Exercise instructions:
Retype each line exactly. Skip images.

Data lines:

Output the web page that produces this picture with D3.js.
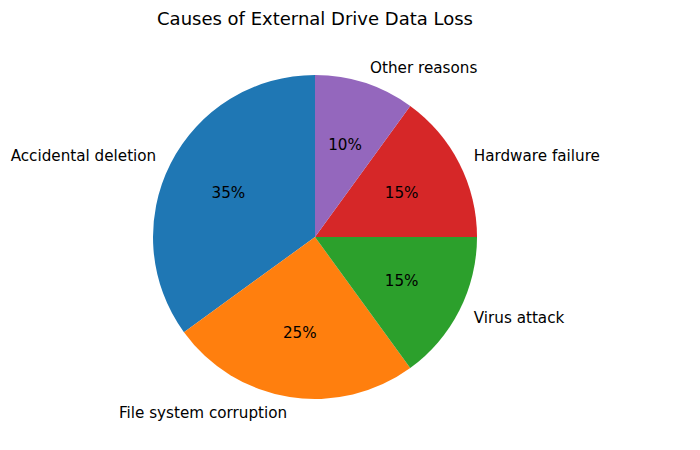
<!DOCTYPE html>
<html><head><meta charset="utf-8">
<script src="https://cdn.jsdelivr.net/npm/d3@7"></script>
<style>body{margin:0;background:#fff}svg{display:block}text{font-family:"DejaVu Sans",sans-serif;fill:#000}</style>
</head><body><svg id="c" width="700" height="450"></svg>
<script>
const categories = ["Accidental deletion","File system corruption","Virus attack","Hardware failure","Other reasons"];
const values = [35,25,15,15,10];
const colors = ["#1f77b4","#ff7f0e","#2ca02c","#d62728","#9467bd"];
const title = "Causes of External Drive Data Loss";

const svg = d3.select("#c");
const cx = 315, cy = 237, r = 162;
const g = svg.append("g").attr("transform",`translate(${cx},${cy})`);
const data = categories.map((c,i)=>({name:c,value:values[i],color:colors[i]}));
const pie = d3.pie().value(d=>d.value).sort(null).startAngle(0).endAngle(-2*Math.PI);
const arcs = pie(data);
const arc = d3.arc().innerRadius(0).outerRadius(r);
g.selectAll("path").data(arcs).join("path").attr("d",arc).attr("fill",d=>d.data.color);
const total = d3.sum(values);
arcs.forEach(a=>{
  const m = (a.startAngle+a.endAngle)/2;
  const sx = Math.sin(m), sy = -Math.cos(m);
  const lx = 1.1*r*sx, ly = 1.1*r*sy;
  g.append("text").attr("x",lx).attr("y",ly).attr("dy","0.35em")
    .attr("text-anchor", lx>0?"start":"end").attr("font-size","15.2px").text(a.data.name);
  g.append("text").attr("x",0.6*r*sx).attr("y",0.6*r*sy).attr("dy","0.35em")
    .attr("text-anchor","middle").attr("font-size","15.2px")
    .text(d3.format(".0f")(a.data.value/total*100)+"%");
});
svg.append("text").attr("x",cx).attr("y",25).attr("text-anchor","middle").attr("font-size","18px").text(title);
</script></body></html>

Written answer:
Output the web page that produces this picture with D3.js.
<!DOCTYPE html>
<html><head><meta charset="utf-8">
<script src="https://cdn.jsdelivr.net/npm/d3@7"></script>
<style>body{margin:0;background:#fff}svg{display:block}text{font-family:"DejaVu Sans",sans-serif;fill:#000}</style>
</head><body><svg id="c" width="700" height="450"></svg>
<script>
const categories = ["Accidental deletion","File system corruption","Virus attack","Hardware failure","Other reasons"];
const values = [35,25,15,15,10];
const colors = ["#1f77b4","#ff7f0e","#2ca02c","#d62728","#9467bd"];
const title = "Causes of External Drive Data Loss";

const svg = d3.select("#c");
const cx = 315, cy = 237, r = 162;
const g = svg.append("g").attr("transform",`translate(${cx},${cy})`);
const data = categories.map((c,i)=>({name:c,value:values[i],color:colors[i]}));
const pie = d3.pie().value(d=>d.value).sort(null).startAngle(0).endAngle(-2*Math.PI);
const arcs = pie(data);
const arc = d3.arc().innerRadius(0).outerRadius(r);
g.selectAll("path").data(arcs).join("path").attr("d",arc).attr("fill",d=>d.data.color);
const total = d3.sum(values);
arcs.forEach(a=>{
  const m = (a.startAngle+a.endAngle)/2;
  const sx = Math.sin(m), sy = -Math.cos(m);
  const lx = 1.1*r*sx, ly = 1.1*r*sy;
  g.append("text").attr("x",lx).attr("y",ly).attr("dy","0.35em")
    .attr("text-anchor", lx>0?"start":"end").attr("font-size","15.2px").text(a.data.name);
  g.append("text").attr("x",0.6*r*sx).attr("y",0.6*r*sy).attr("dy","0.35em")
    .attr("text-anchor","middle").attr("font-size","15.2px")
    .text(d3.format(".0f")(a.data.value/total*100)+"%");
});
svg.append("text").attr("x",cx).attr("y",25).attr("text-anchor","middle").attr("font-size","18px").text(title);
</script></body></html>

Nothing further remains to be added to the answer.